Thursday, March 19, 2015

Developing Supplementary Teaching Speaking Materials for Students in Islamic Boarding School Based Communicative Language Teaching

By Dedi Efrizal



An-Nur Islamic boarding school of Malang is an educational institution where the students stay and live together with dormitory system. In order to support their learning activities, the students were also taught English as the medium to explore English proficiency in learning activities within classroom and communicate each other. Each student was trained to speak English in their daily communication. Unfortunately, most of the second year students in religious senior high school at An-Nur Islamic boarding school of Malang did not perform English either in their teaching and learning activities in classroom or communication with their friends both inside and outside classroom. It happens because of their speaking ability is low which is influenced by their problems during teaching and learning process in classroom. Those problems such as teaching materials that fossilized the students’ activeness and freedom in speaking by burdening them with grammatical patterns, English teaching during learning process seems monotone where teacher teaches the students with traditional, lack of English vocabularies, lack of practice, and fear of making mistakes. But, the main problem was there were not appropriate teaching English speaking materials that give big portion and opportunity for the students to speak actively and freely in order to support teaching and learning process of English speaking.
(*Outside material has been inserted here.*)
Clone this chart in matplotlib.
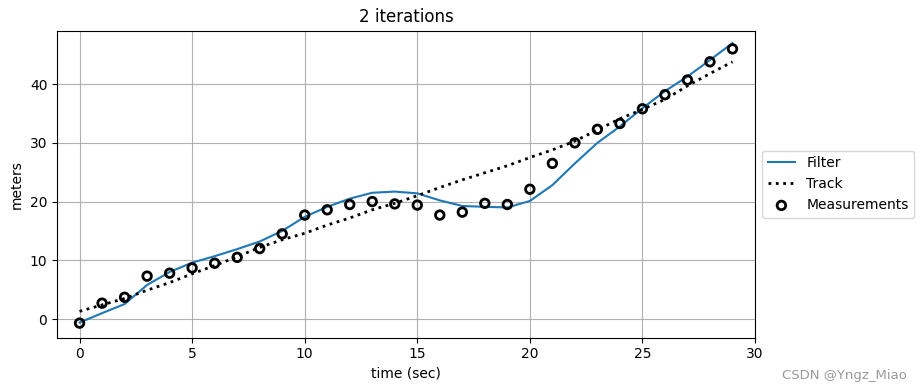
import numpy as np
import matplotlib
matplotlib.use("Agg")
import matplotlib.pyplot as plt

t = list(range(30))
measurements = [-0.7, 2.7, 3.7, 7.3, 7.8, 8.7, 9.5, 10.5, 12.0, 14.5,
                17.7, 18.6, 19.5, 20.0, 19.6, 19.4, 17.7, 18.2, 19.7, 19.5,
                22.1, 26.5, 30.0, 32.3, 33.3, 35.8, 38.2, 40.7, 43.8, 46.0]
filter_est = [-0.6, 1.0, 2.55, 5.8, 8.0, 9.6, 10.7, 11.9, 13.2, 15.0,
              17.4, 19.1, 20.5, 21.5, 21.7, 21.4, 20.2, 19.25, 19.1, 19.0,
              20.1, 22.8, 26.5, 30.0, 32.8, 35.9, 38.8, 41.3, 44.1, 47.0]
track = [1.3, 2.4, 3.5, 4.9, 6.2, 7.7, 9.1, 10.6, 12.2, 13.5,
         14.6, 16.0, 17.2, 18.6, 19.7, 21.0, 22.4, 23.7, 24.9, 26.1,
         27.5, 28.8, 30.3, 32.2, 34.1, 35.7, 37.4, 39.7, 41.8, 43.8]

fig = plt.figure(figsize=(9.23, 3.91), dpi=100)
ax = fig.add_axes([0.0618, 0.1368, 0.818 - 0.0618, 0.9215 - 0.1368])

ax.plot(t, filter_est, color='C0', lw=1.5, label='Filter')
ax.plot(t, track, 'k:', lw=2, label='Track')
ax.scatter(t, measurements, s=38, edgecolor='k', facecolor='none', lw=2,
           label='Measurements', zorder=3)

ax.set_xlim(-1, 30)
ax.set_ylim(-3.15, 49.1)
ax.grid(True)
ax.set_title('2 iterations')
ax.set_xlabel('time (sec)')
ax.set_ylabel('meters')
ax.legend(loc='center left', bbox_to_anchor=(1, 0.5))

fig.text(0.983, 0.022, 'CSDN @Yngz_Miao', ha='right', va='bottom',
         color='#999999', fontsize=9.5)

fig.savefig('out.png', dpi=100)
From the facts above, the researcher is interested in solving those problems and improving the speaking ability of second year students in religious senior high school at An-Nur Islamic boarding school of Malang through developing teaching speaking materials based Communicative Language Teaching approach since speaking is demanded skill in this globalization era (Ur, 2000).
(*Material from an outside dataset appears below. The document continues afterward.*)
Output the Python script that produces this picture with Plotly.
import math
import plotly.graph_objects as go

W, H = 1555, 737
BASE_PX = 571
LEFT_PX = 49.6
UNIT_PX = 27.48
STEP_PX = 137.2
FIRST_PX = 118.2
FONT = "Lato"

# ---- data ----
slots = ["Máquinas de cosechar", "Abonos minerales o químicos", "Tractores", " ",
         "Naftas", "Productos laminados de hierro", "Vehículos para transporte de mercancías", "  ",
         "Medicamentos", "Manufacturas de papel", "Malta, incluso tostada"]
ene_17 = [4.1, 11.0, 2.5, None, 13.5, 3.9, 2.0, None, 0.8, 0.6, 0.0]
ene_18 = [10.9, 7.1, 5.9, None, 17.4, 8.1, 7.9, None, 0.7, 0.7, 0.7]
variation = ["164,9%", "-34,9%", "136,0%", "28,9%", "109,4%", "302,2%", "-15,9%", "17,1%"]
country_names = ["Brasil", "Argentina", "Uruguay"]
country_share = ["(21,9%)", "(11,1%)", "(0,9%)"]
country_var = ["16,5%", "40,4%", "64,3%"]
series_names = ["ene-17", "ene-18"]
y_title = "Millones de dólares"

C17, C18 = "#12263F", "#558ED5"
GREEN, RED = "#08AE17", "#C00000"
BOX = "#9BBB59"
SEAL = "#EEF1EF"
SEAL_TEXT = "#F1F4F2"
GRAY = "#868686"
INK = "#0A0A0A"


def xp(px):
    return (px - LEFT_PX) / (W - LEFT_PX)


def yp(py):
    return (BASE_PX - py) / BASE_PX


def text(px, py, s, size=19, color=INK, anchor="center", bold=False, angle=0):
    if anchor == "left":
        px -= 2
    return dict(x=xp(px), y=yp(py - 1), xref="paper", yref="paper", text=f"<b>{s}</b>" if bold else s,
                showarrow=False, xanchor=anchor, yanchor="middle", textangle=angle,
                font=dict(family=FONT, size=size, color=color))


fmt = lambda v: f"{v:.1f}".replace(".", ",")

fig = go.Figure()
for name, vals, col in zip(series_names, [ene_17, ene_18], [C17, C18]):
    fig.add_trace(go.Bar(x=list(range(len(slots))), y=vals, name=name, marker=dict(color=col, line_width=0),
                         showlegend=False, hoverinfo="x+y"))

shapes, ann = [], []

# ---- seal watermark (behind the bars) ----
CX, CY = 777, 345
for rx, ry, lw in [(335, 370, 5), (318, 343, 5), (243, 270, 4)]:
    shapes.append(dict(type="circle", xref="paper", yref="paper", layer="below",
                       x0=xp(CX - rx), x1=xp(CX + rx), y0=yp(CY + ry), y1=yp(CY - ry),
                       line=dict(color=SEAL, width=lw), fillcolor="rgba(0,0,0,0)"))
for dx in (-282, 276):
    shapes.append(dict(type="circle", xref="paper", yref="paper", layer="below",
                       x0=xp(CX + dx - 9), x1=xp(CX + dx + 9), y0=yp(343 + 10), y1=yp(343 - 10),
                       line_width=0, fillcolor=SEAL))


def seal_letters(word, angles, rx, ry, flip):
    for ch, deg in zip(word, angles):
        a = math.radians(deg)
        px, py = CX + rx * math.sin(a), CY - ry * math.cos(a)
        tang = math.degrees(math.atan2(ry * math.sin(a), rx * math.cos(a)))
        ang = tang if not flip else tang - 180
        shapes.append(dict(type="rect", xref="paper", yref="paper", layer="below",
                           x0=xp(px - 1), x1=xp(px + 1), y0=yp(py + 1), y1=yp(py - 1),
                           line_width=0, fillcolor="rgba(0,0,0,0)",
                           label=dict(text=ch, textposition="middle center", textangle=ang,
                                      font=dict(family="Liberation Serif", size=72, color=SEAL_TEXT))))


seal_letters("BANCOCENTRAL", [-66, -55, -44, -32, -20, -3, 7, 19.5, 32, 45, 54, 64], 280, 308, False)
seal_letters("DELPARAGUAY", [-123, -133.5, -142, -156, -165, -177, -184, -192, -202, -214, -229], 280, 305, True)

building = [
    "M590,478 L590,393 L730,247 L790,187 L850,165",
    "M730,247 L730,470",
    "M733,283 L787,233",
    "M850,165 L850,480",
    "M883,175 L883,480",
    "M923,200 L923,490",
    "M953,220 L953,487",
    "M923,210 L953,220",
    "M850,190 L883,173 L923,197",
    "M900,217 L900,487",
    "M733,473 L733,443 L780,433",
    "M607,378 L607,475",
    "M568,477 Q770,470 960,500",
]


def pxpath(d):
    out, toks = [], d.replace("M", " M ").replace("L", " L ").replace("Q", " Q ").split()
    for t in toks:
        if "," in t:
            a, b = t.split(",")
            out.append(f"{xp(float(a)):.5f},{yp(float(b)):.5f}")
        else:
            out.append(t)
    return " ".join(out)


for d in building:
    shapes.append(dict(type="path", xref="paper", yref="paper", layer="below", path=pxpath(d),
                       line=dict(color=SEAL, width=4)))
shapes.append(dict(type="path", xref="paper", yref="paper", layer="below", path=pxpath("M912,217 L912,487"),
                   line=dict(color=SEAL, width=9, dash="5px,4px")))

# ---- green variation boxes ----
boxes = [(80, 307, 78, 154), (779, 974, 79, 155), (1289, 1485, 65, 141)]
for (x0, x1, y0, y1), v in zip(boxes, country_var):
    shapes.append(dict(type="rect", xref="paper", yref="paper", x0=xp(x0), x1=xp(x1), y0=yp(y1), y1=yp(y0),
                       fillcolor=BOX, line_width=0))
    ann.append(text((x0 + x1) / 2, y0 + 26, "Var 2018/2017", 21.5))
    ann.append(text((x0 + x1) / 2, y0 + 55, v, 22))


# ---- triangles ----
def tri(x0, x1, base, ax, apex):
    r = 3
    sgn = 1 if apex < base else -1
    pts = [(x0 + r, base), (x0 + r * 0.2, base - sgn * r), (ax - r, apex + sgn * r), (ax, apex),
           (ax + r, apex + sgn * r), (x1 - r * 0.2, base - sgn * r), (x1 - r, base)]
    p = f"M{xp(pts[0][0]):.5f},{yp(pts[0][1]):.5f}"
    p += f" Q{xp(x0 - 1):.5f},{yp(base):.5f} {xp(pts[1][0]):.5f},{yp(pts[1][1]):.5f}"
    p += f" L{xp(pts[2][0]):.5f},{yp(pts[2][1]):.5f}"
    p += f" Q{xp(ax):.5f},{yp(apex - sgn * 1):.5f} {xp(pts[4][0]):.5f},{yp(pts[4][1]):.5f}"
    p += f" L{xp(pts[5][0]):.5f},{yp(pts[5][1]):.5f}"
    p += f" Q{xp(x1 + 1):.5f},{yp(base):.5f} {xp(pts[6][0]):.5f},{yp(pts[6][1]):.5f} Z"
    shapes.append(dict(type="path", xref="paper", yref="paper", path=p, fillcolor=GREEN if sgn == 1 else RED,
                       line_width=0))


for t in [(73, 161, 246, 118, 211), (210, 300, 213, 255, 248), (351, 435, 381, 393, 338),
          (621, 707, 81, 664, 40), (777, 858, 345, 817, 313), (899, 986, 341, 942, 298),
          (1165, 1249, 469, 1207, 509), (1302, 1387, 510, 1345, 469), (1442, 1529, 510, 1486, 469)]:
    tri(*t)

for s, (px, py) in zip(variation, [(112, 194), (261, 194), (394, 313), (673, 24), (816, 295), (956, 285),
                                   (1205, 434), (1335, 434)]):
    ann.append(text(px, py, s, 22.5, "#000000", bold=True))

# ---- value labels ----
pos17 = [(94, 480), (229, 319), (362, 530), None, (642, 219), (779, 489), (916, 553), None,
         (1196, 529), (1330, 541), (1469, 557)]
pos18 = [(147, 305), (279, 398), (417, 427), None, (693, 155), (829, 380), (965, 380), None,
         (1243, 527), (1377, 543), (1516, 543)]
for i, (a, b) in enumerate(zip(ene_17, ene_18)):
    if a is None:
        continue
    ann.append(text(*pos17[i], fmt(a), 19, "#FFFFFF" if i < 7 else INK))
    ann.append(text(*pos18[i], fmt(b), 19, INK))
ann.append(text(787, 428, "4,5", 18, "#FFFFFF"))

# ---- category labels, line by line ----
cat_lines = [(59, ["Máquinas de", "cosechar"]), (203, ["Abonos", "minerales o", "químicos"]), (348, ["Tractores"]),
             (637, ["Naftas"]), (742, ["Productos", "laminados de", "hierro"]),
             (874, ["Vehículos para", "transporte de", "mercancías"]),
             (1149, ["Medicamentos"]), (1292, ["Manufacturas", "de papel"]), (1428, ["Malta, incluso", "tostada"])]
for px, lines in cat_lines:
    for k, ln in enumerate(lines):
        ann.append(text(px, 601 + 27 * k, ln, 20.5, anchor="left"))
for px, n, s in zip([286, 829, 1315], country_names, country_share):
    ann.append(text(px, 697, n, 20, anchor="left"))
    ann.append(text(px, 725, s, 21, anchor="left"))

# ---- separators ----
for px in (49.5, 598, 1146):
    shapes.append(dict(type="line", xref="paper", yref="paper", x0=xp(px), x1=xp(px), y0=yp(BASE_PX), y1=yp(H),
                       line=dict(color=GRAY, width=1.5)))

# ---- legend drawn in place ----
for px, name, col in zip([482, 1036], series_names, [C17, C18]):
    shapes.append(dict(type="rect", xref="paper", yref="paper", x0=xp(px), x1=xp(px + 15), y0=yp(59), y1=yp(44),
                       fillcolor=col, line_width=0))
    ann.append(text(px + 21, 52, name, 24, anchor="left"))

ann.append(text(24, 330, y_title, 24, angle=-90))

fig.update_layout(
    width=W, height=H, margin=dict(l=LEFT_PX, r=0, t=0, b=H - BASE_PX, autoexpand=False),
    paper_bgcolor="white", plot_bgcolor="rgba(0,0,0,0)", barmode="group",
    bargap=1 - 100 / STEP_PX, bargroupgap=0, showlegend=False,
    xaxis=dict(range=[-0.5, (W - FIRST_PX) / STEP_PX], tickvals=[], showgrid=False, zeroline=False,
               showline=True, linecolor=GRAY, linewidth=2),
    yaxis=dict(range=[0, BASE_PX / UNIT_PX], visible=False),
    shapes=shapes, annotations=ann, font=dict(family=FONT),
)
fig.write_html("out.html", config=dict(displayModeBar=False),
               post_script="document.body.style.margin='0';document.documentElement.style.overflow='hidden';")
Communicative approach in language teaching starts from a theory of language as mean of communication (Littlewood, 2002). Therefore, the goal of English language teaching is to develop communicative competence. In other words, learning activities in communicative language teaching should attempt to replicate real communication. In this research, the researcher drew a figure of communication continuum in communicative language teaching activity based on Harmer (1998).
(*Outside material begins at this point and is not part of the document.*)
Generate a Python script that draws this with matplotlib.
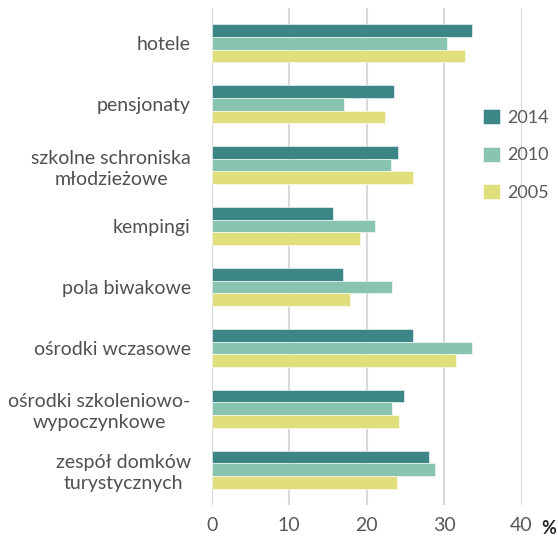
import numpy as np
import matplotlib.pyplot as plt

kategorie = ["hotele", "pensjonaty", "szkolne schroniska\nmłodzieżowe", "kempingi",
             "pola biwakowe", "ośrodki wczasowe", "ośrodki szkoleniowo-\nwypoczynkowe",
             "zespół domków\nturystycznych"]
lata = ["2014", "2010", "2005"]
w2014 = [33.6, 23.5, 24.1, 15.6, 16.9, 26.0, 24.8, 28.1]
w2010 = [30.4, 17.1, 23.1, 21.1, 23.3, 33.6, 23.3, 28.8]
w2005 = [32.7, 22.4, 26.0, 19.1, 17.8, 31.6, 24.2, 23.9]
kolory = ["#3C8785", "#88C4B0", "#E1DE7D"]

plt.rcParams['font.family'] = ['Lato', 'DejaVu Sans']

fig = plt.figure(figsize=(5.58, 5.37), dpi=100)
ax = fig.add_axes([0.3794, 0.0596, 0.5552, 0.9255])

y = np.arange(len(kategorie))
h = 0.208
for i, (wart, kol, rok) in enumerate(zip([w2014, w2010, w2005], kolory, lata)):
    ax.barh(y + (i - 1) * h, wart, height=h, color=kol, label=rok, zorder=3,
            edgecolor='white', linewidth=0.4)

ax.set_xlim(0, 40)
ax.set_ylim(len(kategorie) - 1 + 0.58, -0.58)
ax.set_xticks([0, 10, 20, 30, 40])
ax.set_yticks(y)
ax.set_yticklabels(kategorie, fontsize=14, color='#505050')
for t in ax.get_yticklabels():
    t.set_multialignment('center')
    t.set_linespacing(1.3)
ax.tick_params(axis='y', length=0, pad=15)
ax.tick_params(axis='x', length=0, pad=9, labelsize=14, labelcolor='#595959')
ax.grid(axis='x', color='#D9D9D9', linewidth=1.5, zorder=0)
for s in ax.spines.values():
    s.set_visible(False)

fig.text(549 / 558, 1 - 528 / 537, "%", fontsize=13, ha='center', va='center',
         color='#262626', fontweight='bold')

ax.legend(loc='center left', bbox_to_anchor=(467 / 558, 1 - 155 / 537),
          bbox_transform=fig.transFigure, frameon=False, fontsize=13,
          labelcolor='#595959', handlelength=0.9, handleheight=0.9,
          handletextpad=0.45, labelspacing=1.15)

fig.savefig("out.png", dpi=100)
Non-Communicative activities
Communicative activities
No communicative desire
A desire to communicate
No communicative purpose
A communicative purpose
Form not content
Content not form
One language item only
Variety of language
Teacher intervention
No teacher intervention
Materials control
Materials control

The emphasis in Communicative Language Teaching on the processes of communication rather than mastery language forms leads to different roles for learners from those found in more traditional second language classrooms (Patel, 2013). Students are expected to interact primarily with each other rather than with the teacher, and correction of errors may be absent or infrequent. The cooperative (rather than individualistic) approach to learning stressed in CLT may likewise be unfamiliar to learners (Brown and Yule, 1999). In addition, student who has good background knowledge, for example, their past learning experience will more interest to join the lesson (Harmer, 1998).
During learning process, generally, teacher is being motivator, assessor, facilitator, and corrector during students’ discussion or speaking in front of the class (Abebe: 2012). Breen and Candlin in Richard and Rodger (1999, p. 77) also described that the teacher has two main roles: the first role is to facilitate the communication process between all participants in the classroom, and between these participants and the various activities and texts. The second role is to act as an independent participant within the learning-teaching group. Especially in the more creative types of activity, unnecessary intervention on the teacher’s part may prevent the students from becoming genuinely involved in the activity and thus hinder the development of their communicative skill (Littlewood, 2002).  In addition, the teacher also should make their lesson interesting so the students do not fall asleep during learning English (Harmer, 1998).
Therefore, developing teaching speaking materials based on Communicative Language Teaching approach is one of the crucial things in order to make the students in Islamic boarding school can communicate actively since speaking is the most demanded skill to be mastered in this globalization era (Kurniawati, 2011). Learning activities with materials based Communicative Language Teaching focuses on real oral communication with variety of language and activities without too focus on form of grammatical patterns if distinguished with non-communicative activities during learning process of English.